Guidelines for research grants for IASA Members
1. The aim of the IASA research grant is to encourage research and publication on audiovisual archiving by supporting some or all of the project costs. Research can, but need not, form part of an academic programme. The level of financial support will be determined by the Executive Board individually on a case by case basis, but individual awards will not normally exceed Euro2000. All costs are eligible if the applicant can show clear justification for them within the scope, aims and purposes of the project.
2. IASA will only consider applications from IASA Members whose membership is in good standing at the time of application.
3. IASA will support a research project only if there is evidence that the results are within the scope of IASA's purposes. See these at http://www.iasa-web.org/iasa-constitution
4. Applications must be sent in writing (by letter or e-mail) to the Secretary-General by 31 January of each year. NOTE: the deadline for the 2013 Research Grant applications is extended to February 28. All applications received by that time will be submitted to the Executive Board at its mid-year Board meeting (usually held in February/March) for discussion and approval. Applicants will be informed of the result as soon as possible after the Executive Board's decision has been reached.
5. An application for a research grant must contain a description of the project, and should include:
- aims and purposes;
- clear statement of outcomes and deliverables;
- total project costs in Euros broken down into expenses;
- the amount requested from IASA, in Euros;
- an explanation of why the project costs cannot be borne by the applicant alone;
- declaration of any applications to other funding bodies in respect of the same project.
6. Depending on the scope and the overall duration of a research project, the applicant should arrange appropriately defined project phases. Interim reports should be sent to IASA at the end of each phase. A final report must be submitted no later than 2 months following the end of the project.
7. IASA will issue a research grant on the basis of a written agreement signed by the Secretary-General for the Association. The terms of payment (including the method of payment and to whom monies should be paid) will be included in the written agreement in the context of the available budget as set by the Executive Board.
8. The recipient will acknowledge IASA in all papers, discussions etc.
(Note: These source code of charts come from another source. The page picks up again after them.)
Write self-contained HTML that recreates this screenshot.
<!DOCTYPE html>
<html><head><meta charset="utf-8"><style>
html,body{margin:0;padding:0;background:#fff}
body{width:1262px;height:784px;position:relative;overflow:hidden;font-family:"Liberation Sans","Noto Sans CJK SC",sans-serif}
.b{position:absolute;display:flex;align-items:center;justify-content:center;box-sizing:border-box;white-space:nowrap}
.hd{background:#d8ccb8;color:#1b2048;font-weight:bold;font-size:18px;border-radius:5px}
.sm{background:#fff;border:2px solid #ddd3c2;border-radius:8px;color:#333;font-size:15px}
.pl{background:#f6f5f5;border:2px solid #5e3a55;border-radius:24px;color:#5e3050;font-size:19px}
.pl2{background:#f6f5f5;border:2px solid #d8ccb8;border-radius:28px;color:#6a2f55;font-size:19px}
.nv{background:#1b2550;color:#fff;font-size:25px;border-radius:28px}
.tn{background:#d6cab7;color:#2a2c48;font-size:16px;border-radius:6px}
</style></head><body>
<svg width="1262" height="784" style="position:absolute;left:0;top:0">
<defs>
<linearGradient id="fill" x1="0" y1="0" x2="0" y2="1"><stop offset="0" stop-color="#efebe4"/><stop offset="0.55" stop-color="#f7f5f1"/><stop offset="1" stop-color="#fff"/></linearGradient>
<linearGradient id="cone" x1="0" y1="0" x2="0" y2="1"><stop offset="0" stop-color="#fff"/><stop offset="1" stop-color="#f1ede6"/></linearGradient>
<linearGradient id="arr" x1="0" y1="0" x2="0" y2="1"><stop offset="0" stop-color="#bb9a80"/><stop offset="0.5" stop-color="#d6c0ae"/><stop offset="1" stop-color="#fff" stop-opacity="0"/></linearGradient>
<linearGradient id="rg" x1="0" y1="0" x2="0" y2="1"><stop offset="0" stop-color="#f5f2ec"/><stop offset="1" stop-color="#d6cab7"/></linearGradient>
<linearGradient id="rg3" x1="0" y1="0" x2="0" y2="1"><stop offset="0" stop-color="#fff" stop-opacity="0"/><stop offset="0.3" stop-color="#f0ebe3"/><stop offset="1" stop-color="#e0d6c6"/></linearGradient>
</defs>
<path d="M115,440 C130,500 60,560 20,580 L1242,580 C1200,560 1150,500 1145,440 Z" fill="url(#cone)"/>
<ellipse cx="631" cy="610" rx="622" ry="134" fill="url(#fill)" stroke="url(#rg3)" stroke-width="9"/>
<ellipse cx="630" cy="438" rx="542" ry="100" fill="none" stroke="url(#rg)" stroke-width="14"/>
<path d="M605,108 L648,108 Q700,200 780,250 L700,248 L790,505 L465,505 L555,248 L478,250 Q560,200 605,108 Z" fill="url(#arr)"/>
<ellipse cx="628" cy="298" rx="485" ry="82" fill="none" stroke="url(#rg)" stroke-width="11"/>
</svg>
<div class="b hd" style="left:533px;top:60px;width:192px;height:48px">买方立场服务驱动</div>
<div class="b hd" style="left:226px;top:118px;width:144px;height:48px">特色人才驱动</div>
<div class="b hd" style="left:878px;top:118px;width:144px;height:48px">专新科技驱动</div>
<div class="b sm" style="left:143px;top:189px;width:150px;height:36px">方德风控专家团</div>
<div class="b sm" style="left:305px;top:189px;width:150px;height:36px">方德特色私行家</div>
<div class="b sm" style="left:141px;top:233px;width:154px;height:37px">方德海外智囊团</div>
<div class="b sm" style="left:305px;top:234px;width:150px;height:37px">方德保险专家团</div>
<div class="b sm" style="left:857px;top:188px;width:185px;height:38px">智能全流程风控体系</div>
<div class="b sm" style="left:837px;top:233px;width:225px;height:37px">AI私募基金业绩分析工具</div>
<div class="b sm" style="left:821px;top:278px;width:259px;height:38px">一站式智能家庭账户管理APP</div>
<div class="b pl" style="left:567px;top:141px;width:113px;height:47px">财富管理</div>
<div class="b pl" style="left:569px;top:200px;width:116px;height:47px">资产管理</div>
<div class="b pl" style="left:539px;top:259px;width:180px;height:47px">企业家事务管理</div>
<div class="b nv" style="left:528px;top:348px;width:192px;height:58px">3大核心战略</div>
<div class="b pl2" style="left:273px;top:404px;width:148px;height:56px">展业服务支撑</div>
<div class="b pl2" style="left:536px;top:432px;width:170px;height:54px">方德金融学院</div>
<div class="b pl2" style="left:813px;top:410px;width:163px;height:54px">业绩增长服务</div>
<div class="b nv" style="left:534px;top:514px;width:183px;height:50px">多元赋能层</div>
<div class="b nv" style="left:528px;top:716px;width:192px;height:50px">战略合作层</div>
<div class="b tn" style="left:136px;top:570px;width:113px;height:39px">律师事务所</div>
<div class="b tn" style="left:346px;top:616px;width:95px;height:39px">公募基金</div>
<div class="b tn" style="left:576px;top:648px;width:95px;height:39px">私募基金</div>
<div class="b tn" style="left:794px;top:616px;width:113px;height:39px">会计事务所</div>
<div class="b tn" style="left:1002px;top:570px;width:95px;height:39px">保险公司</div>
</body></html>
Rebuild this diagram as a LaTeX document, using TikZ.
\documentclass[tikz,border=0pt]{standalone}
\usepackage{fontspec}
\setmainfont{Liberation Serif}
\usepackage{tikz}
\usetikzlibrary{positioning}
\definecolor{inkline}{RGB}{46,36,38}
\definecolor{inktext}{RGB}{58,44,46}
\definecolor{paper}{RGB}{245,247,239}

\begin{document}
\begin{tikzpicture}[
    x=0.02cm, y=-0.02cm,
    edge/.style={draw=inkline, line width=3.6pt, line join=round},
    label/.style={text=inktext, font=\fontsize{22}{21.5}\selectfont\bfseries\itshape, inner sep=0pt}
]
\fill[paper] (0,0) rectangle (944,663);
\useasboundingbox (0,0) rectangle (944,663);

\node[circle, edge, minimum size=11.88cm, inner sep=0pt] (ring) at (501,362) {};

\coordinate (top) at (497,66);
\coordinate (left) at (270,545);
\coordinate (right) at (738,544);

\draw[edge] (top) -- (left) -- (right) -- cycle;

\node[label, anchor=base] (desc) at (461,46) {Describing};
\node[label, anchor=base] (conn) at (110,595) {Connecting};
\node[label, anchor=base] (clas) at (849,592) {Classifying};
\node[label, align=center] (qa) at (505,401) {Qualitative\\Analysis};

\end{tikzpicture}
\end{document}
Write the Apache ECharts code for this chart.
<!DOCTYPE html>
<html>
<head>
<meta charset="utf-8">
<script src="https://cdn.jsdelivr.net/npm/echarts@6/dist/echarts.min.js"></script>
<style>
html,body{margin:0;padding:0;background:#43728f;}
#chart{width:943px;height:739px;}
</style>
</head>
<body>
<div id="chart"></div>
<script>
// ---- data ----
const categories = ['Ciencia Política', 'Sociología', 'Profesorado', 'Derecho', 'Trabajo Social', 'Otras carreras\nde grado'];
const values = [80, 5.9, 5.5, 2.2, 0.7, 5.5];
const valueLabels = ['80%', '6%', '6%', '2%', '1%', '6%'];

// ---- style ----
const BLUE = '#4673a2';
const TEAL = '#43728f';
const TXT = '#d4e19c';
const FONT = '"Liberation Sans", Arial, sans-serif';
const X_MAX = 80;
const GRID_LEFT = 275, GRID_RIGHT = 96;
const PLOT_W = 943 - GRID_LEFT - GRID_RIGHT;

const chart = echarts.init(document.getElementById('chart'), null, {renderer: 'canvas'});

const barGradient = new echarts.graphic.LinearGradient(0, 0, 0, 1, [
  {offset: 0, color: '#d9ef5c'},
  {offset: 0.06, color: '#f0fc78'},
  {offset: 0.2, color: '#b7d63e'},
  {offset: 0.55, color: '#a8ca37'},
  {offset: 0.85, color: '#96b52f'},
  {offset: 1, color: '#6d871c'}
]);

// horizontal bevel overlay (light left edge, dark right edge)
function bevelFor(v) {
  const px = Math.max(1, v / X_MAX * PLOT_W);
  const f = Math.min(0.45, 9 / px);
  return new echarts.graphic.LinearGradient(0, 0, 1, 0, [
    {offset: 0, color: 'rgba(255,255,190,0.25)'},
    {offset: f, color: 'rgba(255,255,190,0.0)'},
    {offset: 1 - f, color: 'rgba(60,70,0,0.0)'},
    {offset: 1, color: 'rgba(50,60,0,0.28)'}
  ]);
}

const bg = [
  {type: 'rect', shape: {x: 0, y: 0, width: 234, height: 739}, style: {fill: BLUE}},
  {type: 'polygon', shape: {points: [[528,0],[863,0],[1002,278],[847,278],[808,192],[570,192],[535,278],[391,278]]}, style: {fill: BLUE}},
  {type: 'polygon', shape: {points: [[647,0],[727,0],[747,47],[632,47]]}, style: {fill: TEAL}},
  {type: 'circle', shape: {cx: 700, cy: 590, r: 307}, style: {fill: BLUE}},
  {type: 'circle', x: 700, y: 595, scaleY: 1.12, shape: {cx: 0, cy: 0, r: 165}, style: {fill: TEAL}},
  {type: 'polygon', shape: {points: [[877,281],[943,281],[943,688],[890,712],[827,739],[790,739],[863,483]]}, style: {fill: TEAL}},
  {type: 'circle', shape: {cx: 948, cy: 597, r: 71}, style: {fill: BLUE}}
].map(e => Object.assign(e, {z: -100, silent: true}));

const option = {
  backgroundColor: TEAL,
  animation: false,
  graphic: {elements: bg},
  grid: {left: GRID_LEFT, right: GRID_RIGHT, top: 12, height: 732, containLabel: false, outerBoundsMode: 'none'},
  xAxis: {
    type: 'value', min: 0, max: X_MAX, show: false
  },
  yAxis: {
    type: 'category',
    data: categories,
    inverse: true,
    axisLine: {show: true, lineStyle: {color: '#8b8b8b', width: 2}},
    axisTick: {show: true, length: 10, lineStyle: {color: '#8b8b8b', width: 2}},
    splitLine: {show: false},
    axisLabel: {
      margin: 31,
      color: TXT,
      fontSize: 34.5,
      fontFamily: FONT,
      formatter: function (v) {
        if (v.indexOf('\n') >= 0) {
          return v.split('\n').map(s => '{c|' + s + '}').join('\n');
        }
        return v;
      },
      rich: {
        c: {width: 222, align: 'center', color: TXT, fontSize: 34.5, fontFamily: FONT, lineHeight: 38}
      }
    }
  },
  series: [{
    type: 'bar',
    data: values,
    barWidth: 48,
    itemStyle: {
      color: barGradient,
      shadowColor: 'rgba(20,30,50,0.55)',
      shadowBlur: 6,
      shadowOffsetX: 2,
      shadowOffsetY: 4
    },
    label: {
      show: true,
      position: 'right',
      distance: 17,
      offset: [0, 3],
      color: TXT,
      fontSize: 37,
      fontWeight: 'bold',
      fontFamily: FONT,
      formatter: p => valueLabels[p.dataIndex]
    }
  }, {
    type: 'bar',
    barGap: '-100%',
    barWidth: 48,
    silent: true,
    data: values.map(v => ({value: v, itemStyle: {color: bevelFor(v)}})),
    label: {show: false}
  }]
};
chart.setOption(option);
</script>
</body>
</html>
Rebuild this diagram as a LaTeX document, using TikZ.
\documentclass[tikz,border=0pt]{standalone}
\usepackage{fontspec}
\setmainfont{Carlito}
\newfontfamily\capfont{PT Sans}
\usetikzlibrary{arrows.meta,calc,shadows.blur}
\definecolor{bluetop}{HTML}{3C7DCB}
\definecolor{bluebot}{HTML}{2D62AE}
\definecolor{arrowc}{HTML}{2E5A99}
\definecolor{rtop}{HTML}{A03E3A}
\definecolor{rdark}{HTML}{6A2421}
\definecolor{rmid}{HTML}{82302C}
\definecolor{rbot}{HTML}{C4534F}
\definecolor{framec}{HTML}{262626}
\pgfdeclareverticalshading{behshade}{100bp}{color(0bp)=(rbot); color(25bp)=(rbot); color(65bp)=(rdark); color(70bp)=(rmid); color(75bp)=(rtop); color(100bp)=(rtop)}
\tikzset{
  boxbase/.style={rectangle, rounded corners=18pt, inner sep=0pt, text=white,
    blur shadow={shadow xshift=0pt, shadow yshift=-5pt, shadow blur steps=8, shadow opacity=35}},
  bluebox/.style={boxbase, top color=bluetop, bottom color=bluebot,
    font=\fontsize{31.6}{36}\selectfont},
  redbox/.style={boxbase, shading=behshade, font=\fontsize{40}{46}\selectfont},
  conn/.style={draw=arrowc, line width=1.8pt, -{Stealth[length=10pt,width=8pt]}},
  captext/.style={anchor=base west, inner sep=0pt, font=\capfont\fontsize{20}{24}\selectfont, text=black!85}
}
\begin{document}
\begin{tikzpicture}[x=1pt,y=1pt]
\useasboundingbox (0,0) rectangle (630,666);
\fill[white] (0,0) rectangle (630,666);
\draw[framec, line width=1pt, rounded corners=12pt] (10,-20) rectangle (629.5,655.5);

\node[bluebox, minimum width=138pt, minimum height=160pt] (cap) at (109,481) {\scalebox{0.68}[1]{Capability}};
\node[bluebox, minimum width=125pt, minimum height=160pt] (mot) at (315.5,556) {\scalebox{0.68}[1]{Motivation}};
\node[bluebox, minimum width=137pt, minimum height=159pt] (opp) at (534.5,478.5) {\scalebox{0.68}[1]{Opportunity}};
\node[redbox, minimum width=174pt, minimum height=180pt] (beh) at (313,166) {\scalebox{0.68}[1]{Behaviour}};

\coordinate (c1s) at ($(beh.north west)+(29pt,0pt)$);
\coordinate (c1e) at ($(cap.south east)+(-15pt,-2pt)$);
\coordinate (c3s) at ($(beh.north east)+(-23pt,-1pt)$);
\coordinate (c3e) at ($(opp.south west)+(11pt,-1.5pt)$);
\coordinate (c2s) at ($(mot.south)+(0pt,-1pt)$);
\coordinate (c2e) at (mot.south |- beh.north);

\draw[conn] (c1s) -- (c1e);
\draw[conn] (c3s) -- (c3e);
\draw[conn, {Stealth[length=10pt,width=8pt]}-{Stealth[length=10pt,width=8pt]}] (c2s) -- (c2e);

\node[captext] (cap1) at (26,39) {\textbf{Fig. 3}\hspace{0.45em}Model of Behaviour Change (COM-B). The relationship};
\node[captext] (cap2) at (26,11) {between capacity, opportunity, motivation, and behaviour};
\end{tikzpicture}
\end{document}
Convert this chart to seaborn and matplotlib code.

9. IASA will not pay research grants in advance of a project.
January 2013, 4th revision
Research grant recipients
Title: Survey of audiovisual collections in memory and cultural heritage repositories in a frontier town : a case study of Lucas do Rio Verde, Mato Grosso, Brazil
Grantee: Bertram Lyons
Timeframe: March to December 2011
The researcher will conduct a survey of memory institutions in Lucas do Rio Verde, a frontier town in the Brazilian state of Mato Grosso founded in 1982 and built up primarily by Brazilian families of German and Italian heritage. The survey will develop baseline data on the types and extent of memory resources that exist in the town, especially those of an audiovisual nature. This survey will capture information about the history and ongoing management of each institution, including funding, management, facilities, practices, audience, mission, and long-term planning. It will also document the nature of the institutions’ audiovisual holdings and the ways in which these holdings are used and accessed by local and external communities. Interviews with key individuals in institutions, as private collectors and as community members will be recorded and/or transcribed.
These combined results from the survey of Lucas’ network of memory institutions will provide a snapshot of Lucas’ audiovisual cultural heritage and memory resources in 2011 and will reveal new insights into the development of memory institutions in developing communities in an increasingly digital era.
Title: Archiving the music world
Grantee: World and Traditional Music, British Library (Janet Topp Fargion)
Timeframe: January to December 1999
Archiving the music world was a joint project between the World and Traditional Music section of the British Library and Music for Change, a charitable organisation working to support community music projects throughout the world. The project aimed to compile a database of collections of recorded music throughout the world, to highlight their existence, condition, status, accessibility and plans for preservation. It focussed primarily on countries where formal structures for the preservation of sound recordings were relatively new or non-existent, where resources and expertise were scarce and existing collections were in danger of being lost. The printed report documents 117 institutions and private collections from 66 countries in Africa, Latin America, Asia, Australia & Oceania, and Eastern Europe.